* Begin *

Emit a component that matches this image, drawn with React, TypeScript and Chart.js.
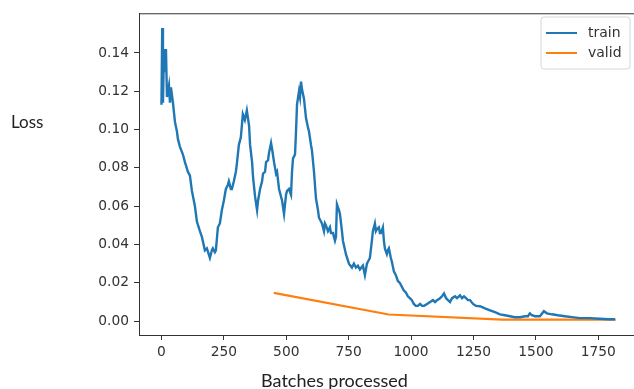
import React, { useEffect, useRef } from "react";
import { Chart, registerables } from "chart.js";

Chart.register(...registerables);

const trainBatches = [
  0, 3, 6, 10, 14, 18, 22, 30, 34, 38, 46, 54, 62, 66, 74, 86, 94, 106, 114, 122,
  134, 142, 154, 162, 174, 182, 194, 202, 206, 214, 218, 226, 234, 242, 250, 258,
  266, 270, 278, 282, 290, 298, 302, 310, 318, 326, 334, 342, 351, 355, 363, 367,
  375, 383, 387, 395, 403, 407, 415, 419, 427, 431, 439, 443, 451, 459, 463, 471,
  483, 491, 499, 503, 511, 519, 523, 527, 535, 539, 543, 551, 555, 559, 563, 571,
  579, 587, 591, 599, 603, 611, 619, 627, 631, 639, 643, 651, 655, 659, 667, 675,
  679, 687, 695, 699, 703, 711, 715, 723, 727, 739, 751, 763, 771, 779, 787, 795,
  807, 815, 823, 827, 835, 843, 847, 855, 859, 863, 871, 875, 879, 887, 891, 895,
  903, 907, 911, 919, 923, 931, 939, 947, 955, 963, 971, 979, 987, 995, 1003, 1011,
  1019, 1027, 1036, 1044, 1052, 1064, 1076, 1088, 1096, 1104, 1116, 1124, 1132, 1140,
  1148, 1156, 1164, 1176, 1184, 1196, 1204, 1212, 1220, 1228, 1236, 1248, 1260, 1276,
  1296, 1316, 1336, 1356, 1376, 1396, 1416, 1436, 1456, 1468, 1476, 1484, 1496, 1516,
  1532, 1544, 1564, 1588, 1616, 1644, 1676, 1716, 1756, 1789, 1817,
];

const trainLoss = [
  0.113, 0.153, 0.114, 0.142, 0.13, 0.142, 0.117, 0.123, 0.114, 0.122, 0.114, 0.104,
  0.099, 0.095, 0.091, 0.087, 0.083, 0.078, 0.076, 0.068, 0.06, 0.052, 0.047, 0.044,
  0.037, 0.038, 0.033, 0.037, 0.038, 0.036, 0.037, 0.049, 0.051, 0.058, 0.063, 0.069,
  0.071, 0.073, 0.069, 0.069, 0.073, 0.078, 0.082, 0.092, 0.096, 0.108, 0.105, 0.11,
  0.102, 0.092, 0.083, 0.075, 0.065, 0.058, 0.063, 0.069, 0.073, 0.077, 0.078, 0.083,
  0.084, 0.088, 0.093, 0.09, 0.083, 0.077, 0.078, 0.069, 0.063, 0.056, 0.066, 0.068,
  0.069, 0.066, 0.078, 0.085, 0.087, 0.099, 0.113, 0.12, 0.117, 0.125, 0.121, 0.116,
  0.106, 0.101, 0.099, 0.092, 0.089, 0.078, 0.064, 0.058, 0.054, 0.052, 0.051, 0.047,
  0.051, 0.05, 0.047, 0.049, 0.046, 0.046, 0.042, 0.044, 0.061, 0.058, 0.056, 0.047,
  0.042, 0.035, 0.03, 0.028, 0.03, 0.028, 0.029, 0.027, 0.029, 0.024, 0.03, 0.031,
  0.033, 0.042, 0.047, 0.051, 0.047, 0.048, 0.049, 0.046, 0.046, 0.049, 0.042, 0.038,
  0.035, 0.037, 0.038, 0.033, 0.031, 0.026, 0.024, 0.021, 0.02, 0.018, 0.016, 0.015,
  0.013, 0.012, 0.011, 0.009, 0.008, 0.008, 0.009, 0.008, 0.008, 0.009, 0.01, 0.011,
  0.01, 0.011, 0.012, 0.013, 0.0145, 0.012, 0.011, 0.01, 0.012, 0.013, 0.012, 0.0135,
  0.012, 0.013, 0.012, 0.011, 0.011, 0.009, 0.008, 0.0078, 0.0067, 0.0057, 0.0047,
  0.0036, 0.0031, 0.0026, 0.0021, 0.0021, 0.0026, 0.0026, 0.0041, 0.0031, 0.0026,
  0.0026, 0.0052, 0.0041, 0.0036, 0.0031, 0.0026, 0.0021, 0.0016, 0.0016, 0.0013,
  0.001, 0.001,
];

const validBatches = [450, 910, 1365, 1820];
const validLoss = [0.0148, 0.0035, 0.0008, 0.0008];

const xTicks = [0, 250, 500, 750, 1000, 1250, 1500, 1750];
const yTicks = [0, 0.02, 0.04, 0.06, 0.08, 0.1, 0.12, 0.14];

const seriesNames = ["train", "valid"];
const seriesColors = ["#1f77b4", "#ff7f0e"];
const xTitle = "Batches processed";
const yTitle = "Loss";

const tickFont = { family: "DejaVu Sans", size: 13.8 };
const tickColor = "#333333";

const decorPlugin = {
  id: "decor",
  afterDraw(chart: any) {
    const { ctx, chartArea } = chart;
    ctx.save();
    // top spine
    ctx.strokeStyle = "#333333";
    ctx.lineWidth = 1;
    ctx.beginPath();
    ctx.moveTo(chartArea.left, chartArea.top + 0.5);
    ctx.lineTo(chartArea.right, chartArea.top + 0.5);
    ctx.stroke();

    // axis titles
    ctx.fillStyle = "#222222";
    ctx.font = "17px Lato";
    ctx.textBaseline = "alphabetic";
    ctx.textAlign = "left";
    ctx.fillText(yTitle, 11, 128);
    ctx.textAlign = "center";
    ctx.font = "18px Lato";
    ctx.fillText(xTitle, 334.5, 387);

    // legend
    const bx = 541, by = 17, bw = 89, bh = 52, r = 3;
    ctx.fillStyle = "rgba(255,255,255,0.85)";
    ctx.strokeStyle = "#d6d6d6";
    ctx.beginPath();
    ctx.moveTo(bx + r, by);
    ctx.lineTo(bx + bw - r, by);
    ctx.quadraticCurveTo(bx + bw, by, bx + bw, by + r);
    ctx.lineTo(bx + bw, by + bh - r);
    ctx.quadraticCurveTo(bx + bw, by + bh, bx + bw - r, by + bh);
    ctx.lineTo(bx + r, by + bh);
    ctx.quadraticCurveTo(bx, by + bh, bx, by + bh - r);
    ctx.lineTo(bx, by + r);
    ctx.quadraticCurveTo(bx, by, bx + r, by);
    ctx.closePath();
    ctx.fill();
    ctx.stroke();

    ctx.font = "14px 'DejaVu Sans'";
    ctx.textAlign = "left";
    ctx.textBaseline = "middle";
    seriesNames.forEach((name, i) => {
      const y = 33 + i * 20;
      ctx.strokeStyle = seriesColors[i];
      ctx.lineWidth = 2;
      ctx.beginPath();
      ctx.moveTo(546, y);
      ctx.lineTo(577, y);
      ctx.stroke();
      ctx.fillStyle = tickColor;
      ctx.fillText(name, 588, y);
    });
    ctx.restore();
  },
};

export default function App() {
  const ref = useRef<HTMLCanvasElement | null>(null);

  useEffect(() => {
    document.body.style.margin = "0";
    document.body.style.overflow = "hidden";
    const canvas = ref.current;
    if (!canvas) return;
    const trainData = trainBatches.map((x, i) => ({ x, y: trainLoss[i] }));
    const validData = validBatches.map((x, i) => ({ x, y: validLoss[i] }));
    const chart = new Chart(canvas, {
      type: "line",
      data: {
        datasets: [
          {
            label: seriesNames[0],
            data: trainData,
            borderColor: seriesColors[0],
            borderWidth: 2.4,
            pointRadius: 0,
            tension: 0,
            fill: false,
          },
          {
            label: seriesNames[1],
            data: validData,
            borderColor: seriesColors[1],
            borderWidth: 2.2,
            pointRadius: 0,
            tension: 0,
            fill: false,
          },
        ],
      },
      options: {
        responsive: false,
        animation: false,
        layout: { padding: { top: 11, right: 0, left: 0, bottom: 0 } },
        plugins: {
          legend: { display: false },
          tooltip: { enabled: false },
        },
        scales: {
          x: {
            type: "linear",
            min: -90,
            max: 1893,
            afterFit: (s: any) => {
              s.height = 54;
            },
            afterBuildTicks: (s: any) => {
              s.ticks = xTicks.map((v) => ({ value: v }));
            },
            ticks: {
              font: tickFont,
              color: tickColor,
              padding: 4,
              maxRotation: 0,
              autoSkip: false,
              callback: (v: any) => String(v),
            },
            grid: {
              drawOnChartArea: false,
              drawTicks: true,
              tickLength: 5,
              color: "#333333",
            },
            border: { display: true, color: "#333333" },
          },
          y: {
            type: "linear",
            min: -0.0072,
            max: 0.1607,
            afterFit: (s: any) => {
              s.width = 139;
            },
            afterBuildTicks: (s: any) => {
              s.ticks = yTicks.map((v) => ({ value: v }));
            },
            ticks: {
              font: tickFont,
              color: tickColor,
              padding: 5,
              autoSkip: false,
              callback: (v: any) => Number(v).toFixed(2),
            },
            grid: {
              drawOnChartArea: false,
              drawTicks: true,
              tickLength: 5,
              color: "#333333",
            },
            border: { display: true, color: "#333333" },
          },
        },
      },
      plugins: [decorPlugin],
    });
    return () => chart.destroy();
  }, []);

  return (
    <div style={{ width: 634, height: 389, position: "relative", background: "#fff" }}>
      <canvas ref={ref} width={634} height={389} />
    </div>
  );
}
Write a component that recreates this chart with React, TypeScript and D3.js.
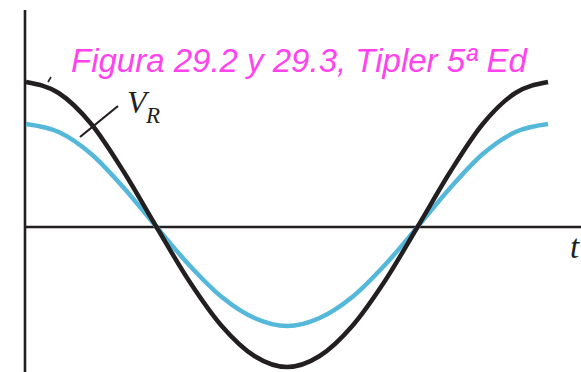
import React from "react";
import * as d3 from "d3";

// Sample instants, in sixteenths of one period
const tSamples = [0, 1, 2, 3, 4, 5, 6, 7, 8, 9, 10, 11, 12, 13, 14, 15, 16];
// Applied voltage (black curve)
const vApplied = [1.45, 1.34, 1.03, 0.55, 0, -0.54, -0.99, -1.29, -1.4, -1.29, -0.99, -0.54, 0, 0.55, 1.03, 1.34, 1.45];
// Resistor voltage V_R (blue curve)
const vResistor = [1.03, 0.95, 0.73, 0.39, 0, -0.38, -0.7, -0.91, -0.99, -0.91, -0.7, -0.38, 0, 0.39, 0.73, 0.95, 1.03];

const titleText = "Figura 29.2 y 29.3, Tipler 5ª Ed";

const W = 581;
const H = 372;

export default function App() {
  const x = d3.scaleLinear().domain([0, 16]).range([26, 548]);
  const y = d3.scaleLinear().domain([0, 1]).range([227, 127]);

  const line = d3
    .line<number>()
    .x((_, i) => x(tSamples[i]))
    .y((d) => y(d))
    .curve(d3.curveMonotoneX);

  const serif = "'Liberation Serif', 'DejaVu Serif', serif";

  return (
    <svg
      width={W}
      height={H}
      style={{ position: "fixed", left: 0, top: 0, background: "#fff" }}
    >
      {/* axes */}
      <line x1={25} y1={10} x2={25} y2={H} stroke="#231f20" strokeWidth={2.6} />
      <line x1={25} y1={y(0)} x2={W} y2={y(0)} stroke="#231f20" strokeWidth={2.6} />

      {/* curves */}
      <path d={line(vResistor) || ""} fill="none" stroke="#55b8da" strokeWidth={4.5} />
      <path d={line(vApplied) || ""} fill="none" stroke="#231f20" strokeWidth={4.5} />

      {/* V_R pointer */}
      <line x1={118} y1={106} x2={80} y2={137} stroke="#231f20" strokeWidth={2.2} />
      <line x1={48} y1={82} x2={51} y2={77} stroke="#231f20" strokeWidth={1.6} />
      <text x={127} y={113} fontFamily={serif} fontStyle="italic" fontSize={32} fill="#231f20">
        V
      </text>
      <text x={146} y={123} fontFamily={serif} fontStyle="italic" fontSize={23} fill="#231f20">
        R
      </text>

      {/* t axis label */}
      <text x={570} y={258} fontFamily={serif} fontStyle="italic" fontSize={33} fill="#231f20">
        t
      </text>

      {/* title */}
      <text
        x={71}
        y={72}
        fontFamily="'Liberation Sans', Arial, sans-serif"
        fontStyle="italic"
        fontSize={33}
        fill="#ff44ee"
      >
        {titleText}
      </text>
    </svg>
  );
}
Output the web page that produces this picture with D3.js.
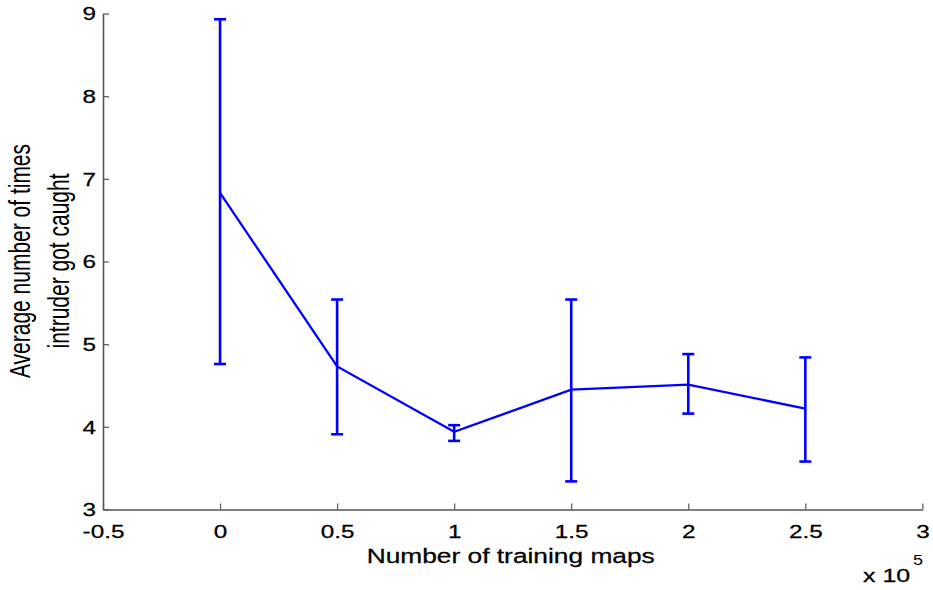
<!DOCTYPE html>
<html>
<head>
<meta charset="utf-8">
<script src="https://cdn.jsdelivr.net/npm/d3@7"></script>
<style>
  html, body { margin: 0; padding: 0; background: #fff; }
  svg { display: block; }
  text { font-family: "Liberation Sans", Arial, Helvetica, sans-serif; fill: #000; }
  .heavy { stroke: #000; stroke-width: 0.25px; }
</style>
</head>
<body>
<svg id="chart" width="933" height="590"></svg>
<script>
// Training-map counts (in units of 1e5) and caught-count statistics
const trainingMaps = [0, 0.5, 1, 1.5, 2, 2.5];
const meanCaught   = [6.83, 4.73, 3.94, 4.45, 4.51, 4.22];
const upperCaught  = [8.93, 5.54, 4.02, 5.54, 4.88, 4.84];
const lowerCaught  = [4.76, 3.91, 3.83, 3.34, 4.16, 3.58];
const xTicks = [-0.5, 0, 0.5, 1, 1.5, 2, 2.5, 3];
const yTicks = [3, 4, 5, 6, 7, 8, 9];

const data = trainingMaps.map((x, i) => ({
  x, mean: meanCaught[i], hi: upperCaught[i], lo: lowerCaught[i]
}));

const svg = d3.select("#chart");
const plotLeft = 103, plotRight = 922.4, plotTop = 13.5, plotBottom = 509.5;
const stretch = 1.35;   // wide glyph proportions used throughout the figure
const axisColor = "#555";
const blue = "#0000ff";

const x = d3.scaleLinear().domain([-0.5, 3]).range([plotLeft, plotRight]);
const y = d3.scaleLinear().domain([3, 9]).range([plotBottom, plotTop]);

// Bottom axis with inward ticks
const xAxis = svg.append("g")
  .attr("transform", `translate(0,${plotBottom})`)
  .call(d3.axisBottom(x).tickValues(xTicks).tickSizeInner(-6).tickSizeOuter(0)
        .tickFormat(d => String(d)));
xAxis.select(".domain").attr("stroke", axisColor).attr("stroke-width", 1.6);
xAxis.selectAll(".tick line").attr("stroke", axisColor).attr("stroke-width", 1.2);
xAxis.selectAll(".tick text")
  .attr("class", "heavy")
  .attr("y", 0).attr("dy", 0)
  .attr("transform", `translate(0,28.5) scale(${stretch},1)`)
  .style("font-size", "18px");

// Left axis with inward ticks
const yAxis = svg.append("g")
  .attr("transform", `translate(${plotLeft},0)`)
  .call(d3.axisLeft(y).tickValues(yTicks).tickSizeInner(-6).tickSizeOuter(0)
        .tickFormat(d => String(d)));
yAxis.select(".domain").attr("stroke", axisColor).attr("stroke-width", 1.6);
yAxis.selectAll(".tick line").attr("stroke", axisColor).attr("stroke-width", 1.2);
yAxis.selectAll(".tick text")
  .attr("class", "heavy")
  .attr("x", 0).attr("dy", "0.36em")
  .attr("transform", `translate(-7,0) scale(${stretch},1)`)
  .style("font-size", "18px");

// Axis titles
svg.append("text")
  .attr("class", "heavy")
  .attr("transform", `translate(${(plotLeft + plotRight) / 2 - 2},563) scale(${stretch},1)`)
  .attr("text-anchor", "middle")
  .style("font-size", "19.5px")
  .text("Number of training maps");

const yTitle = svg.append("g")
  .attr("transform", `translate(0,261) scale(1.4,1)`);
yTitle.append("text")
  .attr("transform", `translate(${30 / 1.4},0) rotate(-90)`)
  .attr("text-anchor", "middle")
  .style("font-size", "21px")
  .text("Average number of times");
yTitle.append("text")
  .attr("transform", `translate(${69 / 1.4},0) rotate(-90)`)
  .attr("text-anchor", "middle")
  .style("font-size", "21px")
  .text("intruder got caught");

// Exponent label for the x axis
svg.append("text")
  .attr("class", "heavy")
  .attr("transform", `translate(863,582) scale(${stretch},1)`)
  .style("font-size", "18.5px")
  .text("x 10");
svg.append("text")
  .attr("transform", `translate(913,565) scale(1.2,1)`)
  .style("font-size", "15px")
  .text("5");

// Error bars
const cap = 6;
const bars = svg.append("g")
  .attr("stroke", blue).attr("stroke-width", 2.6).attr("fill", "none");
data.forEach(d => {
  const cx = x(d.x);
  bars.append("line").attr("x1", cx).attr("x2", cx).attr("y1", y(d.lo)).attr("y2", y(d.hi));
  bars.append("line").attr("x1", cx - cap).attr("x2", cx + cap).attr("y1", y(d.hi)).attr("y2", y(d.hi));
  bars.append("line").attr("x1", cx - cap).attr("x2", cx + cap).attr("y1", y(d.lo)).attr("y2", y(d.lo));
});

// Mean line
svg.append("path")
  .datum(data)
  .attr("fill", "none")
  .attr("stroke", blue)
  .attr("stroke-width", 2.3)
  .attr("d", d3.line().x(d => x(d.x)).y(d => y(d.mean)));
</script>
</body>
</html>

* End *

**Short task:** Without the pictures, write out exactly the lines from the one that has "Write a component" down to the one that has "import * as", both included.

**Solution to the problem:**
Write a component that recreates this chart with React, TypeScript and D3.js.
import React from "react";
import * as d3 from "d3";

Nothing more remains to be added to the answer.